This warrior, dressed in armor and astride a black horse, carries a naked blade over his shoulder, and grips the reins in his left hand. There is no background. He is not wearing a helmet, his hair is dishevelled, and he has a broken arrow in his quiver. His large eyes gaze piercingly to his front, the details of his armor are carefully illustrated, and the coloring is truly beautiful. The horse’s nether quarters appear to be lowered, one of his front legs is raised in a spirited pose, and with his forelocks falling into his eyes, the painting exudes an atmosphere of movement. As the painting was being cleaned, conservators discovered that a bow in the warrior’s left hand had been erased.
Normally, with portraits used as objects of veneration, the figures are represented in static or still postures; however, this painting depicts the warrier if he were removed from a battle scene in an illustrated handscrol. The warrior is thus infused with the irresistible vigour of the battlefield. As the signature above the warrior is that of the second Ashikaga shogun, Yoshiakira (1330–1367), scholars have assumed that this portrait was executed before his death in 1367 ( Jōji 6). This is an early example of a painting representing a warrior wearing armor on horseback and differs considerably from stereotypical portraits of warriors that appear later. It thus indicates something of the conditions surrounding the establishment of the warrior portrait genre.
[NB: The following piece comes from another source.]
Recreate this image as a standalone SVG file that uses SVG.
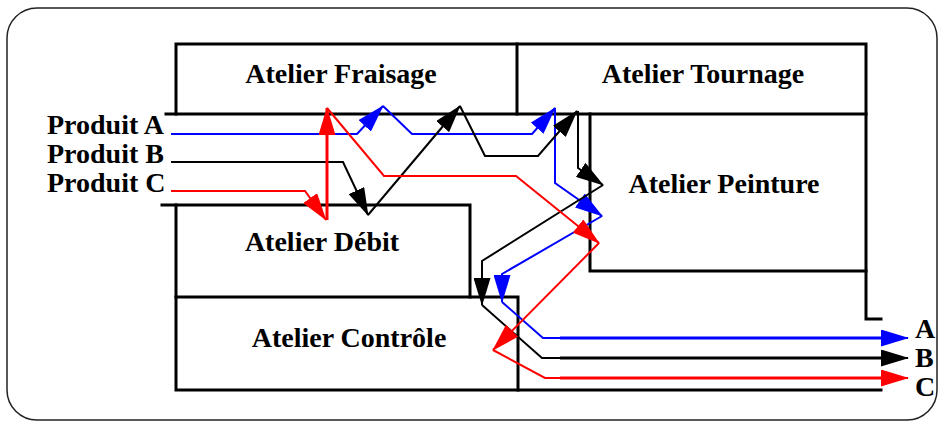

Given the semblance with the portrait of Ashikaga Takauji (1305–1358) in Matsudaira Sadanobu’s Shūko jisshu (Collected Antiquities in Ten Categories), a catalogue of ancient art works with a preface dated in 1800 (Kansei 12), it had been assumed this was indeed a portrait of Takauji. Later, however, scholars noted the linked circles depicted on the sword at his waist and on the leather straps connecting the front saddle forks with the cantle, and recognizing also their similarity to the Kō family crest, advanced the theory that the warrior portrayed is either Kō no Moronao or his son, Moroakira (d. 1351). The identify of the warrior, nonetheless, remains unclear.